A mão invisível do trabalho doméstico não remunerado
Por Tereza Campello
Orelha de Quem vai fazer essa comida?
Este livro é sobre a mão invisível. Não a mão invisível do mercado, definida por Adam Smith, e sim a mão invisível do trabalho doméstico, que tem um impacto tremendo na economia, mas da qual ainda pouco se fala. É a mão das mulheres que trabalham, de forma gratuita ou mal remunerada, preparando refeições que possibilitam diariamente a reprodução da vida, muitas vezes sem saber que essa atividade cotidiana é influenciada pelo poder do agronegócio e da indústria alimentícia.
O livro alerta para o fato de que o ato de (não) cozinhar guarda estreita relação com a elevação das taxas de desmatamento em praticamente todos os biomas do país, resultando em aumento nas emissões de gases de efeito estufa e perda da biodiversidade e do sustento de comunidades tradicionais. Tudo para dar lugar a hectares e mais hectares de monoculturas como soja, milho e pastagens e à produção de safras crescentes, destinadas sobretudo à exportação.
Por se relacionarem a commodities alimentares (e não a alimentos) é que tais recordes de produtividade não conseguem enfrentar o fantasma da fome e da má nutrição no Brasil e no mundo—problema que não se resolve apenas com a colheita de grãos. Ao invés de comida saudável, o sistema alimentar hegemônico oferece produtos ultraprocessados em abundância — coloridos, palatáveis e baratos, e que colaboram grandemente para as doenças crônicas não transmissíveis —, enquanto a boa alimentação se torna um privilégio.
Já sabemos que tipo de comida faz bem e que tipo de comida faz mal. Os porcaritos que vêm prontos para comer em pacotinhos auxiliam no diabetes, na hipertensão e no câncer. Os alimentos frescos preparados na panela são os mais nutritivos — mas precisamos cozinhá-los, e isso demanda tempo. A grande questão, oportunamente levantada aqui por Bela Gil, é quem vai fazer essa comida.
Com essa pergunta, no cenário complexo da busca por um novo sistema alimentar que proporcione alimentos saudáveis, justos e sustentáveis para todos, a autora acrescenta um ingrediente essencial ao debate: a economia do cuidado.
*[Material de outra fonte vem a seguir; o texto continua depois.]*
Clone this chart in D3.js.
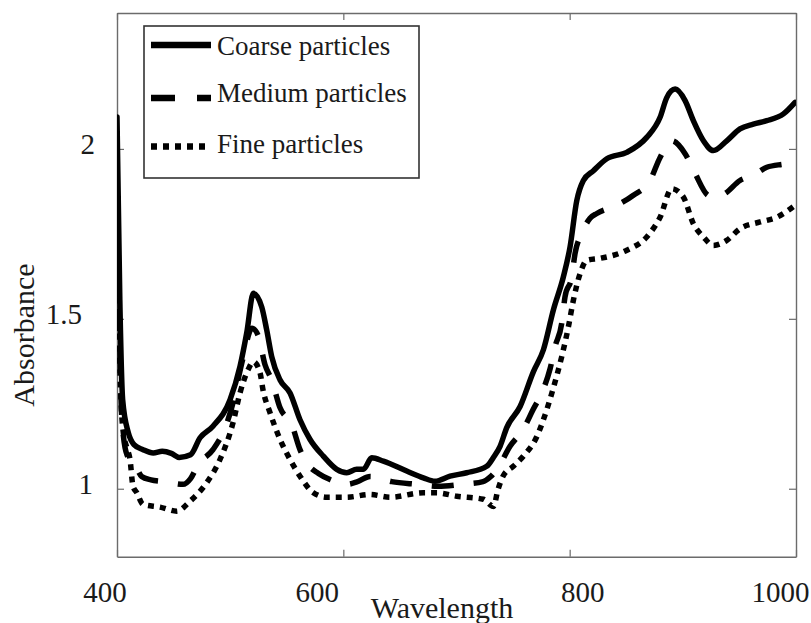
<!DOCTYPE html>
<html>
<head>
<meta charset="utf-8">
<script src="https://cdn.jsdelivr.net/npm/d3@7/dist/d3.min.js"></script>
<style>
  html, body { margin: 0; padding: 0; background: #fff; }
  svg { display: block; }
  text { font-family: "Liberation Serif", "Times New Roman", serif; fill: #1a1a1a; }
</style>
</head>
<body>
<svg id="chart" width="811" height="623"></svg>
<script>
// ---------------- data ----------------
const seriesNames = ["Coarse particles", "Medium particles", "Fine particles"];

const wlCoarse = [400, 402.5, 405, 410, 415, 423, 432, 440, 448, 455, 465, 473.4, 484.8, 499.9, 508.7, 514.6, 520.5, 527.9, 532.3, 536.7, 544.1, 552.9, 561.7, 570.6, 582.3, 594.2, 603, 611.8, 617.7, 625.1, 635.4, 656, 670.7, 681, 694.3, 709, 726.7, 732.6, 738.5, 744.4, 756.2, 767.9, 776.8, 785.6, 794.4, 800.3, 806.3, 812.1, 821, 832.8, 850.5, 868.1, 879.9, 885.8, 893.2, 902, 909.3, 918.2, 927, 938.8, 950.5, 962.3, 974.2, 988.9, 999.2];
const absCoarse = [2.094, 1.555, 1.262, 1.165, 1.13, 1.115, 1.105, 1.11, 1.104, 1.092, 1.10, 1.15, 1.184, 1.262, 1.36, 1.458, 1.575, 1.535, 1.467, 1.389, 1.32, 1.282, 1.203, 1.145, 1.096, 1.057, 1.047, 1.057, 1.057, 1.091, 1.081, 1.052, 1.032, 1.022, 1.037, 1.047, 1.066, 1.092, 1.125, 1.18, 1.242, 1.344, 1.409, 1.526, 1.623, 1.711, 1.848, 1.907, 1.936, 1.971, 1.99, 2.034, 2.093, 2.151, 2.176, 2.142, 2.083, 2.024, 1.995, 2.024, 2.059, 2.073, 2.083, 2.103, 2.137];

const wlMedium = [400, 404.4, 408.8, 415.9, 421.8, 430, 440.7, 450, 458.3, 465, 471.6, 484.8, 497.2, 502.5, 506.9, 511.4, 519.3, 524.6, 530.8, 536.7, 544.1, 554.4, 561.7, 568.8, 578, 588.2, 603, 612, 623.6, 642.8, 664.9, 683.7, 704.6, 723.5, 730, 736.7, 747.3, 758.8, 767.7, 776.5, 782.7, 787.1, 793, 795.9, 801.8, 804.8, 810.7, 818, 824, 841.6, 856, 871, 879.9, 890.2, 902, 910.8, 922.3, 928.5, 937.4, 950.5, 962.1, 974.2, 990.3, 1000];
const absMedium = [1.90, 1.203, 1.10, 1.071, 1.036, 1.026, 1.021, 1.016, 1.013, 1.03, 1.071, 1.115, 1.194, 1.253, 1.32, 1.385, 1.472, 1.452, 1.365, 1.32, 1.238, 1.189, 1.115, 1.071, 1.045, 1.027, 1.013, 1.02, 1.036, 1.021, 1.013, 1.007, 1.013, 1.021, 1.035, 1.062, 1.125, 1.174, 1.233, 1.291, 1.353, 1.418, 1.487, 1.565, 1.623, 1.693, 1.752, 1.796, 1.81, 1.834, 1.863, 1.907, 1.975, 2.024, 1.986, 1.928, 1.863, 1.857, 1.869, 1.907, 1.922, 1.946, 1.956, 1.963];

const wlFine = [400, 403.5, 405.6, 408.8, 411.5, 414.1, 417.4, 423, 438, 452.8, 464.5, 479.3, 491, 502.5, 508.7, 515.8, 520.5, 526.4, 529, 535.2, 544.1, 552.9, 561.7, 573.2, 585.3, 603, 623.6, 641.3, 670.7, 682.5, 700.2, 723.7, 732.6, 736.7, 741.1, 750.2, 759.1, 770.9, 779.8, 785.6, 793, 798.9, 803.3, 809.2, 815.1, 826.9, 850.5, 868.1, 879.9, 890.2, 900.5, 909.3, 918.2, 927, 938.8, 950.5, 968.3, 983.1, 999.2];
const absFine = [1.775, 1.262, 1.165, 1.12, 1.086, 1.008, 0.989, 0.954, 0.946, 0.934, 0.963, 1.018, 1.086, 1.194, 1.282, 1.35, 1.374, 1.341, 1.291, 1.224, 1.145, 1.086, 1.037, 0.989, 0.975, 0.975, 0.983, 0.975, 0.988, 0.988, 0.978, 0.969, 0.948, 0.998, 1.037, 1.066, 1.096, 1.153, 1.233, 1.297, 1.389, 1.477, 1.555, 1.633, 1.672, 1.678, 1.702, 1.741, 1.799, 1.883, 1.858, 1.78, 1.741, 1.716, 1.731, 1.765, 1.785, 1.799, 1.834];

const xTickValues = [400, 600, 800, 1000];
const xTickLabels = ["400", "600", "800", "1000"];
const yTickValues = [1, 1.5, 2];
const yTickLabels = ["1", "1.5", "2"];
const xTitle = "Wavelength";
const yTitle = "Absorbance";

// ---------------- layout / style ----------------
const L = 117, R = 796, T = 13, B = 556.7;
const xLabelShift = [-12, -26, 13, -15.5];   // visual placement of x tick labels
const yLabelRight = [93, 82, 95];            // right edge of y tick labels
const styles = [
  { dash: null,    width: 5.5 },
  { dash: "22,20", width: 5.5 },
  { dash: "6,6",   width: 5.5 }
];
const legendDash = [null, "24,22", "6,6"];

const svg = d3.select("#chart");
svg.append("rect").attr("width", 811).attr("height", 623).attr("fill", "#fff");

const x = d3.scaleLinear().domain([400, 1000]).range([L, R]);
const y = d3.scaleLinear().domain([0.8, 2.4]).range([B, T]);

svg.append("defs").append("clipPath").attr("id", "clip")
  .append("rect").attr("x", L).attr("y", T).attr("width", R - L).attr("height", B - T);

// axes (ticks inward on all four sides)
const axisColor = "#6b6b6b";
function styleAxis(g) {
  g.selectAll("path").attr("stroke", axisColor).attr("stroke-width", 1.4);
  g.selectAll("line").attr("stroke", axisColor).attr("stroke-width", 1.2);
  g.selectAll("text").remove();
}
svg.append("g").attr("transform", `translate(0,${B})`)
  .call(d3.axisBottom(x).tickValues(xTickValues).tickSizeInner(-7).tickSizeOuter(0)).call(styleAxis);
svg.append("g").attr("transform", `translate(0,${T})`)
  .call(d3.axisTop(x).tickValues(xTickValues).tickSizeInner(-7).tickSizeOuter(0)).call(styleAxis);
svg.append("g").attr("transform", `translate(${L},0)`)
  .call(d3.axisLeft(y).tickValues(yTickValues).tickSizeInner(-7).tickSizeOuter(0)).call(styleAxis);
svg.append("g").attr("transform", `translate(${R},0)`)
  .call(d3.axisRight(y).tickValues(yTickValues).tickSizeInner(-7).tickSizeOuter(0)).call(styleAxis);

// tick labels
xTickValues.forEach((v, i) => {
  svg.append("text").attr("x", x(v) + xLabelShift[i]).attr("y", 601.5)
    .attr("text-anchor", "middle").attr("font-size", 29).text(xTickLabels[i]);
});
yTickValues.forEach((v, i) => {
  svg.append("text").attr("x", yLabelRight[i]).attr("y", y(v) + 4.8)
    .attr("text-anchor", "end").attr("font-size", 29).text(yTickLabels[i]);
});

// axis titles
svg.append("text").attr("x", 442).attr("y", 618).attr("text-anchor", "middle")
  .attr("font-size", 30).text(xTitle);
svg.append("text").attr("transform", "translate(34,335) rotate(-90)")
  .attr("text-anchor", "middle").attr("font-size", 30).text(yTitle);

// lines
const series = [
  { wl: wlCoarse, ab: absCoarse },
  { wl: wlMedium, ab: absMedium },
  { wl: wlFine,   ab: absFine }
];
const line = d3.line().x(d => x(d[0])).y(d => y(d[1])).curve(d3.curveMonotoneX);
const plot = svg.append("g").attr("clip-path", "url(#clip)");
series.forEach((s, i) => {
  const pts = s.wl.map((w, k) => [w, s.ab[k]]);
  const p = plot.append("path").datum(pts).attr("d", line)
    .attr("fill", "none").attr("stroke", "#000")
    .attr("stroke-width", styles[i].width)
    .attr("stroke-linejoin", "round");
  if (styles[i].dash) p.attr("stroke-dasharray", styles[i].dash).attr("stroke-linecap", "butt");
  else p.attr("stroke-linecap", "round");
});

// legend
const lg = svg.append("g");
lg.append("rect").attr("x", 144).attr("y", 26).attr("width", 275).attr("height", 152)
  .attr("fill", "#fff").attr("stroke", "#333").attr("stroke-width", 1.6);
const legY = [45, 98, 146.5];
const legBase = [54.5, 101.5, 153];
seriesNames.forEach((name, i) => {
  const ln = lg.append("line").attr("x1", 151).attr("x2", 211).attr("y1", legY[i]).attr("y2", legY[i])
    .attr("stroke", "#000").attr("stroke-width", 6.5);
  if (legendDash[i]) ln.attr("stroke-dasharray", legendDash[i]);
  lg.append("text").attr("x", 217).attr("y", legBase[i]).attr("font-size", 27).text(name);
});
</script>
</body>
</html>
Com seu olhar múltiplo — chef de cozinha, apresentadora, ativista agroecológica, mulher e mãe —, Bela Gil procura traduzir e popularizar saberes científicos que vão da nutrição à política econômica, passando por previsões sobre o futuro da nutrição.
E o faz conectando a alimentação com questões de gênero, raça e classe. Seu olhar complexo mostra a urgência de se enfrentar a invisibilidade do trabalho doméstico — que recai sobre as mulheres, principalmente as pobres, negras e periféricas, e que faz com que todos os demais trabalhos sejam possíveis. Bela Gil reforça que a questão é sistêmica: é preciso que Estado, iniciativa privada e sociedade civil ajam conjuntamente para que quem exerce atividades de cuidado, garantindo a reprodução da vida, receba uma remuneração justa.
Apesar de seu necessário idealismo — porque sem utopia jamais mudaremos nada —, a autora consegue trazer a discussão para um chão bem concreto. Inserida na teia interseccional de desigualdades, no passado/presente patriarcal e colonial de nossa sociedade, em questões culturais e cosmológicas e nas fronteiras do desenvolvimento sustentável e do avanço tecnológico, Bela Gil faz uma mistura apimentada e, sem medo, mete a colher em tabus. Corre o risco de comprar briga com muita gente. Mas por certas coisas vale a pena brigar.
Tereza Campello é economista, diretora do Banco Nacional de Desenvolvimento Econômico e Social (BNDES), ex-ministra de Desenvolvimento Social e Combate à Fome (2011-2016) e co-organizadora de Da fome à fome: diálogos com Josué de Castro (Elefante, 2022).